Multi-Armed Bandits

Created October 25, 2021 · Updated March 4, 2026

Objective is to maximize reward over a given # of time steps. For example: choosing slot machine levers to pull, doctor choosing an experimental prescription.

Reward distribution

Reward distribution can be stationary and non-stationary. Does the reward of pulling "lever 2 change over time? If you keep playing the same move, the opponent will use that against you.

Estimating value

Through repeated actions you maximize your winning by pulling the best levers? How to find the best levers?

Estimating values of each action (below: sample-average method)

Q_{t}(a) \doteq \frac{\text { sum of rewards when } a \text { taken prior to } t}{\text { number of times } a \text { taken prior to } t}=\frac{\sum_{i=1}^{t-1} R_{i} \cdot \mathbb{1}_{A_{i}=a}}{\sum_{i=1}^{t-1} \mathbb{1}_{A_{i}=a}}

Action selection

Greedy action selection $A_{t} \doteq \underset{a}{\operatorname{argmax}} Q_{t}(a)$ . With noisier and non-stationary rewards, more exploration is required so use epsilon-greedy.

Efficient-sample averaging

Incremental Implementation of Estimating Action Values

New Estimate $\leftarrow$ Old Estimate $$+$$ StepSize $$[$$ Target $$-$$ Old Estimate $$]$$

Simple Bandit Algorithm

Initialize, for $$a=1$$ to $$k:$$
$Q(a) \leftarrow 0$
$N(a) \leftarrow 0$
Loop forever:

$A \leftarrow\left\{\begin{array}{ll}\arg \max _{a} Q(a) & \text { with prob} 1 -\epsilon \\ \text { a random action } & \text { with prob } \epsilon \end{array}\right.$
$R \leftarrow$ bandit $$(A)$$
$N(A) \leftarrow N(A)+1$
$Q(A) \leftarrow Q(A)+\frac{1}{N(A)}[R-Q(A)]$

Exponential Recency-weighted Average

\begin{aligned} Q_{n+1}=& Q_{n}+\alpha\left[R_{n}-Q_{n}\right] \\ =& \alpha R_{n}+(1-\alpha) Q_{n} \\ =& \alpha R_{n}+(1-\alpha)\left[\alpha R_{n-1}+(1-\alpha) Q_{n-1}\right] \\ =& \alpha R_{n}+(1-\alpha) \alpha R_{n-1}+(1-\alpha)^{2} Q_{n-1} \\ =& \alpha R_{n}+(1-\alpha) \alpha R_{n-1}+(1-\alpha)^{2} \alpha R_{n-2}+ \cdots+(1-\alpha)^{n-1} \alpha R_{1}+(1-\alpha)^{n} Q_{1} \\ =&(1-\alpha)^{n} Q_{1}+\sum_{i=1}^{n} \alpha(1-\alpha)^{n-i} R_{i} \end{aligned}

Upper-Confidence-Bound Action Selection (UCB)

How should we select amongst non-greedy actions?

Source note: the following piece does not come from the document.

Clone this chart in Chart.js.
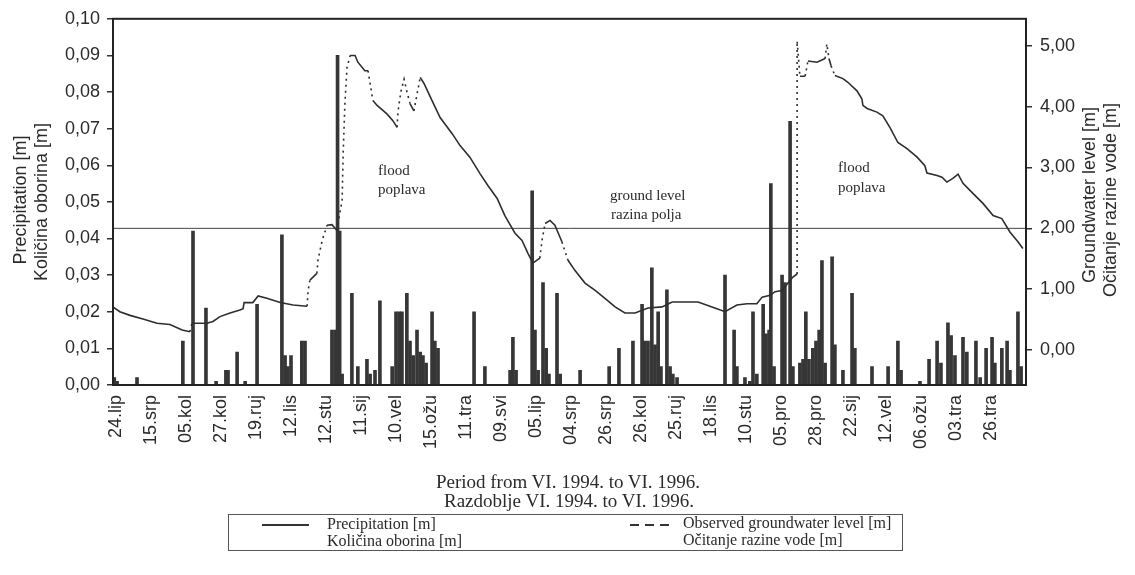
<!DOCTYPE html>
<html><head><meta charset="utf-8">
<script src="https://cdn.jsdelivr.net/npm/chart.js@4.4.1/dist/chart.umd.min.js"></script>
<style>
html,body{margin:0;padding:0;background:#fff;}
#wrap{position:relative;width:1135px;height:575px;overflow:hidden;background:#fff;}
canvas{position:absolute;left:0;top:0;}
.t{position:absolute;white-space:nowrap;color:#2b2b2b;line-height:1;}
.sans{font-family:"Liberation Sans",Arial,sans-serif;}
.serif{font-family:"Liberation Serif","Times New Roman",serif;}
.rot{transform:translate(-50%,-50%) rotate(-90deg);}
.ctr{transform:translate(-50%,-50%);}
.lft{transform:translate(0,-50%);}
#legend{position:absolute;left:228px;top:514px;width:673px;height:35px;border:1px solid #555;}
.sw{position:absolute;background:#333;height:2px;}
</style></head>
<body><div id="wrap"><canvas id="c" width="1135" height="575"></canvas>
<div class="t sans rot" style="left:20px;top:200px;font-size:18px;">Precipitation [m]</div>
<div class="t sans rot" style="left:41px;top:202px;font-size:18px;">Količina oborina [m]</div>
<div class="t sans rot" style="left:1089px;top:195px;font-size:18px;">Groundwater level [m]</div>
<div class="t sans rot" style="left:1110px;top:200px;font-size:18px;">Očitanje razine vode [m]</div>
<div class="t serif ctr" style="left:568px;top:481px;font-size:19px;">Period from VI. 1994. to VI. 1996.</div>
<div class="t serif ctr" style="left:569px;top:500px;font-size:19px;">Razdoblje VI. 1994. to VI. 1996.</div>
<div class="t serif lft" style="left:378px;top:170px;font-size:15px;">flood</div>
<div class="t serif lft" style="left:378px;top:189px;font-size:15px;">poplava</div>
<div class="t serif lft" style="left:610px;top:195px;font-size:15px;">ground level</div>
<div class="t serif lft" style="left:611px;top:214px;font-size:15px;">razina polja</div>
<div class="t serif lft" style="left:838px;top:167px;font-size:15px;">flood</div>
<div class="t serif lft" style="left:838px;top:187px;font-size:15px;">poplava</div>
<div id="legend"></div>
<div class="sw" style="left:262px;top:524px;width:47px;"></div>
<div class="t serif lft" style="left:327px;top:524px;font-size:16px;">Precipitation [m]</div>
<div class="t serif lft" style="left:327px;top:541px;font-size:16px;">Količina oborina [m]</div>
<div class="sw" style="left:630px;top:524px;width:9px;"></div>
<div class="sw" style="left:645px;top:524px;width:9px;"></div>
<div class="sw" style="left:660px;top:524px;width:9px;"></div>
<div class="t serif lft" style="left:683px;top:523px;font-size:16px;">Observed groundwater level [m]</div>
<div class="t serif lft" style="left:683px;top:540px;font-size:16px;">Očitanje razine vode [m]</div>
</div>
<script>
// x positions are in "label units": tick label i sits at x = 10*i
const tickPositions = [0,10,20,30,40,50,60,70,80,90,100,110,120,130,140,150,160,170,180,190,200,210,220,230,240,250];
const tickLabels = ['24.lip','15.srp','05.kol','27.kol','19.ruj','12.lis','12.stu','11.sij','10.vel','15.ožu','11.tra','09.svi','05.lip','04.srp','26.srp','26.kol','25.ruj','18.lis','10.stu','05.pro','28.pro','22.sij','12.vel','06.ožu','03.tra','26.tra'];
const leftTicks = [0,0.01,0.02,0.03,0.04,0.05,0.06,0.07,0.08,0.09,0.10];
const rightTicks = [0,1,2,3,4,5];

const precipX = [-0.5,0.3,6.0,19.1,22.0,25.7,28.6,31.4,32.0,34.6,36.9,40.3,47.4,48.3,49.1,50.0,53.1,54.0,61.7,62.6,63.3,63.9,64.6,67.4,69.1,71.7,72.6,74.0,75.4,78.9,80.0,80.9,81.7,83.1,84.0,84.9,86.0,86.9,87.7,88.6,90.3,91.1,92.0,102.3,105.4,112.6,113.4,114.3,118.9,119.7,120.6,122.0,122.9,123.7,126.0,126.9,132.6,140.9,143.7,147.7,150.3,151.1,152.0,153.1,154.0,154.9,155.7,157.4,158.3,159.1,160.3,174.0,176.6,177.4,179.7,181.1,182.0,183.1,184.9,185.7,186.6,187.1,188.0,190.3,191.1,192.6,193.4,195.4,196.3,197.1,198.0,199.1,200.0,200.9,201.7,202.6,204.6,205.4,207.7,210.3,211.1,216.0,220.6,223.4,224.3,229.7,232.3,234.6,235.7,237.7,238.6,239.7,242.0,243.1,245.7,246.9,248.6,250.3,251.1,253.1,254.6,255.4,257.7,258.6];
const precipY = [0.002,0.001,0.002,0.012,0.042,0.021,0.001,0.004,0.004,0.009,0.001,0.022,0.041,0.008,0.005,0.008,0.012,0.012,0.015,0.015,0.090,0.042,0.003,0.025,0.005,0.007,0.003,0.004,0.023,0.005,0.020,0.020,0.020,0.025,0.012,0.008,0.015,0.009,0.008,0.006,0.020,0.012,0.010,0.020,0.005,0.004,0.013,0.004,0.053,0.015,0.004,0.028,0.010,0.003,0.025,0.003,0.004,0.005,0.010,0.012,0.022,0.012,0.012,0.032,0.011,0.020,0.005,0.026,0.005,0.003,0.002,0.030,0.015,0.005,0.002,0.001,0.020,0.003,0.022,0.014,0.015,0.055,0.005,0.030,0.028,0.072,0.005,0.006,0.007,0.020,0.007,0.010,0.012,0.015,0.034,0.006,0.035,0.011,0.004,0.025,0.010,0.005,0.005,0.012,0.004,0.001,0.007,0.012,0.006,0.017,0.0135,0.008,0.013,0.009,0.012,0.002,0.010,0.013,0.006,0.010,0.012,0.004,0.020,0.005];

const gwX = [-0.9,1.1,4.0,7.7,11.7,15.4,18.9,21.1,21.7,26.0,27.7,29.7,32.6,35.4,36.3,36.6,39.1,40.6,43.1,46.9,50.6,54.6,54.9,55.4,57.4,57.7,58.9,60.3,61.7,63.1,64.6,64.9,65.4,66.0,66.9,68.3,69.1,71.1,72.0,72.6,73.4,74.6,77.4,79.1,80.3,80.6,81.4,82.3,83.1,84.0,85.1,86.0,86.9,88.0,90.3,92.6,96.0,98.3,101.1,104.0,106.3,108.9,111.1,114.0,116.0,117.7,119.1,121.1,121.7,122.6,124.0,125.4,127.4,129.1,131.1,134.0,136.9,139.7,142.6,145.4,148.3,152.0,156.0,158.9,166.3,171.1,174.0,177.4,180.3,183.1,184.6,186.9,188.3,190.3,192.0,193.4,194.6,194.6,195.4,196.9,197.7,200.3,202.6,203.1,203.7,204.3,205.4,207.7,209.1,211.7,213.1,213.4,214.6,217.4,219.1,221.1,223.4,226.0,228.9,231.1,231.7,234.6,236.0,237.4,239.1,240.6,242.0,244.9,247.7,250.6,253.1,255.4,257.7,259.1];
const gwY = [0.71,0.63,0.57,0.51,0.44,0.42,0.33,0.30,0.44,0.44,0.47,0.55,0.61,0.66,0.68,0.78,0.78,0.89,0.85,0.78,0.74,0.72,0.98,1.15,1.26,1.48,1.80,2.05,2.06,1.97,2.46,3.23,4.05,4.64,4.84,4.84,4.73,4.59,4.59,4.38,4.10,4.02,3.88,3.77,3.66,3.93,4.25,4.45,4.25,4.05,3.93,4.20,4.48,4.38,4.10,3.82,3.56,3.36,3.17,2.90,2.70,2.49,2.21,1.92,1.80,1.59,1.43,1.51,1.80,2.08,2.13,2.05,1.78,1.48,1.31,1.10,0.98,0.85,0.71,0.61,0.61,0.69,0.71,0.79,0.79,0.69,0.63,0.74,0.76,0.76,0.87,0.90,0.96,0.98,1.10,1.20,1.25,5.08,4.50,4.50,4.75,4.73,4.79,5.03,4.79,4.67,4.51,4.46,4.40,4.26,4.13,4.02,3.97,3.91,3.85,3.66,3.41,3.31,3.17,3.03,2.91,2.87,2.84,2.76,2.82,2.89,2.74,2.57,2.41,2.21,2.16,1.94,1.78,1.67];

const groundLevel = 2.0;
const xMin = -0.86, xMax = 260;

const INK = '#2b2b2b';
const SANS = '"Liberation Sans", Arial, sans-serif';

const framePlugin = {
  id: 'frame',
  afterDraw(chart) {
    const {ctx, chartArea: a} = chart;
    ctx.save();
    ctx.strokeStyle = '#222';
    ctx.lineWidth = 2;
    ctx.strokeRect(a.left, a.top, a.right - a.left, a.bottom - a.top);
    ctx.restore();
  }
};

new Chart(document.getElementById('c'), {
  type: 'bar',
  data: {
    datasets: [
      {
        type: 'bar',
        label: 'Precipitation [m]',
        data: precipX.map((x, i) => ({x: x, y: precipY[i]})),
        yAxisID: 'y',
        backgroundColor: '#363636',
        borderWidth: 0,
        barThickness: 3,
        order: 2
      },
      {
        type: 'line',
        label: 'Observed groundwater level [m]',
        data: gwX.map((x, i) => ({x: x, y: gwY[i]})),
        yAxisID: 'y2',
        borderColor: '#2e2e2e',
        borderWidth: 1.6,
        pointRadius: 0,
        tension: 0,
        fill: false,
        order: 1,
        segment: {
          borderDash: c => {
            const dy = Math.abs(c.p1.y - c.p0.y), dx = Math.abs(c.p1.x - c.p0.x);
            return (dy > 2.5 * dx && dy > 8) ? [2, 4] : undefined;
          }
        }
      },
      {
        type: 'line',
        label: 'ground level',
        data: [{x: xMin, y: groundLevel}, {x: xMax, y: groundLevel}],
        yAxisID: 'y2',
        borderColor: '#444',
        borderWidth: 1,
        pointRadius: 0,
        order: 3
      }
    ]
  },
  options: {
    responsive: false,
    devicePixelRatio: 1,
    animation: false,
    events: [],
    layout: {padding: {top: 18, left: 0, right: 0, bottom: 0}},
    plugins: {legend: {display: false}, tooltip: {enabled: false}},
    scales: {
      x: {
        type: 'linear',
        min: xMin, max: xMax,
        offset: false,
        afterBuildTicks: s => { s.ticks = tickPositions.map(v => ({value: v})); },
        afterFit: s => { s.height = 190; },
        ticks: {
          autoSkip: false, maxRotation: 90, minRotation: 90, padding: 10,
          color: INK, font: {family: SANS, size: 18},
          callback: (v, i) => tickLabels[i]
        },
        grid: {display: false, drawTicks: false},
        border: {display: true, color: '#222', width: 2}
      },
      y: {
        position: 'left',
        min: 0, max: 0.1,
        afterBuildTicks: s => { s.ticks = leftTicks.map(v => ({value: v})); },
        afterFit: s => { s.width = 113; },
        ticks: {
          padding: 7, color: INK, font: {family: SANS, size: 18},
          callback: v => v.toFixed(2).replace('.', ',')
        },
        grid: {drawOnChartArea: false, drawTicks: true, tickLength: 6, color: '#333', lineWidth: 1.5},
        border: {display: true, color: '#222', width: 2}
      },
      y2: {
        position: 'right',
        min: -0.574, max: 5.443,
        afterBuildTicks: s => { s.ticks = rightTicks.map(v => ({value: v})); },
        afterFit: s => { s.width = 109; },
        ticks: {
          padding: 8, color: INK, font: {family: SANS, size: 18},
          callback: v => v.toFixed(2).replace('.', ',')
        },
        grid: {drawOnChartArea: false, drawTicks: true, tickLength: 6, color: '#333', lineWidth: 1.5},
        border: {display: true, color: '#222', width: 2}
      }
    }
  },
  plugins: [framePlugin]
});
</script>
</body></html>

It would be better to weigh the actions based on how many times they have been tested and their previous returns

A_{t} \doteq \underset{a}{\operatorname{argmax}}\left[Q_{t}(a)+c \sqrt{\frac{\ln t}{N_{t}(a)}}\right]

UCB is more difficult than epsilon-greedy to extend beyond bandits to more general RL problems (nonstationary problems, large state spaces).

The idea of this upper confidence bound (UCB) action selection is that the square-root term is a measure of the uncertainty or variance in the estimate of a’s value. The quantity being max’ed over is thus a sort of upper bound on the possible true value of action a, with the c > 0 parameter determining the confidence level. Each time a is selected the uncertainty is presumably reduced; Nt(a) is incremented and, as it appears in the denominator of the uncertainty term, the term is decreased. On the other hand, each time an action other a is selected t is increased; as it appears in the numerator the uncertainty estimate is increased. The use of the natural logarithm means that the increase gets smaller over time, but is unbounded; all actions will eventually be selected, but as time goes by it will be a longer wait, and thus a lower selection frequency, for actions with a lower value estimate or that have already been selected more times.

References

Chapter 2, RL:AI, Sutton and Barto 2nd Edition